Omit all images. Write out the rest of the material exactly.

▶ **Recorded information**:
====

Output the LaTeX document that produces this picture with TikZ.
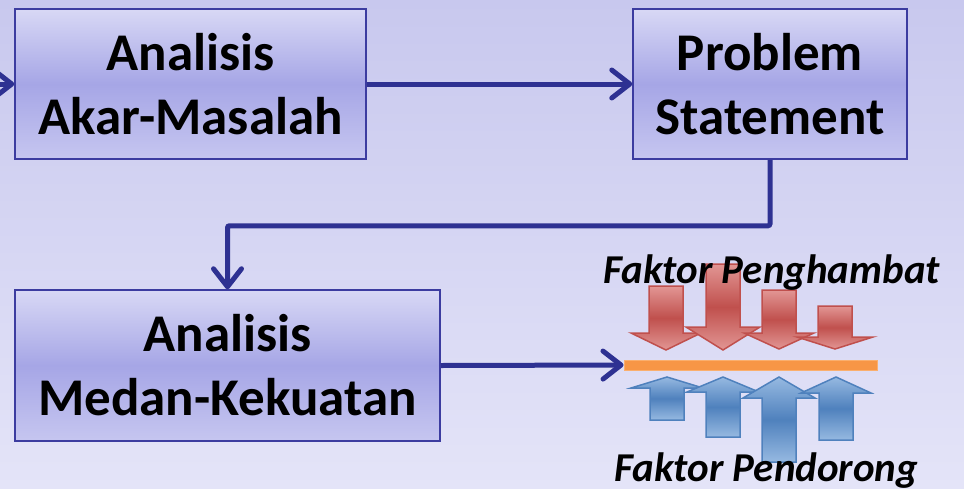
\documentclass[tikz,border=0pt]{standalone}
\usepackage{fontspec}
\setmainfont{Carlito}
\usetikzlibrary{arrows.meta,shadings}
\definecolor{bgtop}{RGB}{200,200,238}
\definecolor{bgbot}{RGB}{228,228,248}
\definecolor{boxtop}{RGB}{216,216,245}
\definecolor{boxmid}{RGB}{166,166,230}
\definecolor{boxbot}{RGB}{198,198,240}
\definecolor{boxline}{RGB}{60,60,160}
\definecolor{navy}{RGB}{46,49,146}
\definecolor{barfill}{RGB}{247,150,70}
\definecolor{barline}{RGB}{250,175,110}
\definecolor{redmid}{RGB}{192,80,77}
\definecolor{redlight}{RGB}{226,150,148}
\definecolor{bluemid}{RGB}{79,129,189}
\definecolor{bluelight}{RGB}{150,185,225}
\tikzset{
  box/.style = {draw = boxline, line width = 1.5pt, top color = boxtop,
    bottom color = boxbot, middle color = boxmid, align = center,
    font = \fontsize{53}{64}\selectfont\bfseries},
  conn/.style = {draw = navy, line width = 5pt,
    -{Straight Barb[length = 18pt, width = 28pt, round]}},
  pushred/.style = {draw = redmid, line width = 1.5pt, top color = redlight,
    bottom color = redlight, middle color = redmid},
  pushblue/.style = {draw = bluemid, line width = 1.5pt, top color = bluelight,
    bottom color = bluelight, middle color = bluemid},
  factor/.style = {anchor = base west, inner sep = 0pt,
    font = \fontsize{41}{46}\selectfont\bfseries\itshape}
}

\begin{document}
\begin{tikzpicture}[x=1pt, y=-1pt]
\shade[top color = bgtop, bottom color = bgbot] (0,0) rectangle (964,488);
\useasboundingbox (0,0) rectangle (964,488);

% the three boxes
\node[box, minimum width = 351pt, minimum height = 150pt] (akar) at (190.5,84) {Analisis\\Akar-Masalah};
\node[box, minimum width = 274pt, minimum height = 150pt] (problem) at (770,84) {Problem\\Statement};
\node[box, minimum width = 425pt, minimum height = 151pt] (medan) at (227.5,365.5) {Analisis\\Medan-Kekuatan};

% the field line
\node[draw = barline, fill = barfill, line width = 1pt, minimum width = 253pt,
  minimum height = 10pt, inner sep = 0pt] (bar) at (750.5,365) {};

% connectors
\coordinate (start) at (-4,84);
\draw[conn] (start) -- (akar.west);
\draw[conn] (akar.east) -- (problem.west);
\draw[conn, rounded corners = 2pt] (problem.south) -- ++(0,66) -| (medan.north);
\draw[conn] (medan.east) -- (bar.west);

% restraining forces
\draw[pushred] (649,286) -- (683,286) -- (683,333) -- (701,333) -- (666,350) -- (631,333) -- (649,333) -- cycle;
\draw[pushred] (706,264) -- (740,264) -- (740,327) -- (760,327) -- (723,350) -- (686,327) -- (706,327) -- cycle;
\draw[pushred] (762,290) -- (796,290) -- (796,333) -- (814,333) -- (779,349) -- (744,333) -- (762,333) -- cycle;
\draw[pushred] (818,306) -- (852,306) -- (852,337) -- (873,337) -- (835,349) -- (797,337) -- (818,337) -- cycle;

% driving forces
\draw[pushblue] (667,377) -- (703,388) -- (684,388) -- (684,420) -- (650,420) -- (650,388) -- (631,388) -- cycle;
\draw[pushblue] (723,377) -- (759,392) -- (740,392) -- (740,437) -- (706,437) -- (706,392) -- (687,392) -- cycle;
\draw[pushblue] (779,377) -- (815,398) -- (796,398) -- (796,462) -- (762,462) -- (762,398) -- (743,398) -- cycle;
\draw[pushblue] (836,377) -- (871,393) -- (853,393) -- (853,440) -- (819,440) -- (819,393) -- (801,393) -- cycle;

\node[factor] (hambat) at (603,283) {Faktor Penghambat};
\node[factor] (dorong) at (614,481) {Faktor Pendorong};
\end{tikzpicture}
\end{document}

====

▶ **Written response**:
Output the LaTeX document that produces this picture with TikZ.
\documentclass[tikz,border=0pt]{standalone}
\usepackage{fontspec}
\setmainfont{Carlito}
\usetikzlibrary{arrows.meta,shadings}
\definecolor{bgtop}{RGB}{200,200,238}
\definecolor{bgbot}{RGB}{228,228,248}
\definecolor{boxtop}{RGB}{216,216,245}
\definecolor{boxmid}{RGB}{166,166,230}
\definecolor{boxbot}{RGB}{198,198,240}
\definecolor{boxline}{RGB}{60,60,160}
\definecolor{navy}{RGB}{46,49,146}
\definecolor{barfill}{RGB}{247,150,70}
\definecolor{barline}{RGB}{250,175,110}
\definecolor{redmid}{RGB}{192,80,77}
\definecolor{redlight}{RGB}{226,150,148}
\definecolor{bluemid}{RGB}{79,129,189}
\definecolor{bluelight}{RGB}{150,185,225}
\tikzset{
  box/.style = {draw = boxline, line width = 1.5pt, top color = boxtop,
    bottom color = boxbot, middle color = boxmid, align = center,
    font = \fontsize{53}{64}\selectfont\bfseries},
  conn/.style = {draw = navy, line width = 5pt,
    -{Straight Barb[length = 18pt, width = 28pt, round]}},
  pushred/.style = {draw = redmid, line width = 1.5pt, top color = redlight,
    bottom color = redlight, middle color = redmid},
  pushblue/.style = {draw = bluemid, line width = 1.5pt, top color = bluelight,
    bottom color = bluelight, middle color = bluemid},
  factor/.style = {anchor = base west, inner sep = 0pt,
    font = \fontsize{41}{46}\selectfont\bfseries\itshape}
}

\begin{document}
\begin{tikzpicture}[x=1pt, y=-1pt]
\shade[top color = bgtop, bottom color = bgbot] (0,0) rectangle (964,488);
\useasboundingbox (0,0) rectangle (964,488);

% the three boxes
\node[box, minimum width = 351pt, minimum height = 150pt] (akar) at (190.5,84) {Analisis\\Akar-Masalah};
\node[box, minimum width = 274pt, minimum height = 150pt] (problem) at (770,84) {Problem\\Statement};
\node[box, minimum width = 425pt, minimum height = 151pt] (medan) at (227.5,365.5) {Analisis\\Medan-Kekuatan};

% the field line
\node[draw = barline, fill = barfill, line width = 1pt, minimum width = 253pt,
  minimum height = 10pt, inner sep = 0pt] (bar) at (750.5,365) {};

% connectors
\coordinate (start) at (-4,84);
\draw[conn] (start) -- (akar.west);
\draw[conn] (akar.east) -- (problem.west);
\draw[conn, rounded corners = 2pt] (problem.south) -- ++(0,66) -| (medan.north);
\draw[conn] (medan.east) -- (bar.west);

% restraining forces
\draw[pushred] (649,286) -- (683,286) -- (683,333) -- (701,333) -- (666,350) -- (631,333) -- (649,333) -- cycle;
\draw[pushred] (706,264) -- (740,264) -- (740,327) -- (760,327) -- (723,350) -- (686,327) -- (706,327) -- cycle;
\draw[pushred] (762,290) -- (796,290) -- (796,333) -- (814,333) -- (779,349) -- (744,333) -- (762,333) -- cycle;
\draw[pushred] (818,306) -- (852,306) -- (852,337) -- (873,337) -- (835,349) -- (797,337) -- (818,337) -- cycle;

% driving forces
\draw[pushblue] (667,377) -- (703,388) -- (684,388) -- (684,420) -- (650,420) -- (650,388) -- (631,388) -- cycle;
\draw[pushblue] (723,377) -- (759,392) -- (740,392) -- (740,437) -- (706,437) -- (706,392) -- (687,392) -- cycle;
\draw[pushblue] (779,377) -- (815,398) -- (796,398) -- (796,462) -- (762,462) -- (762,398) -- (743,398) -- cycle;
\draw[pushblue] (836,377) -- (871,393) -- (853,393) -- (853,440) -- (819,440) -- (819,393) -- (801,393) -- cycle;

\node[factor] (hambat) at (603,283) {Faktor Penghambat};
\node[factor] (dorong) at (614,481) {Faktor Pendorong};
\end{tikzpicture}
\end{document}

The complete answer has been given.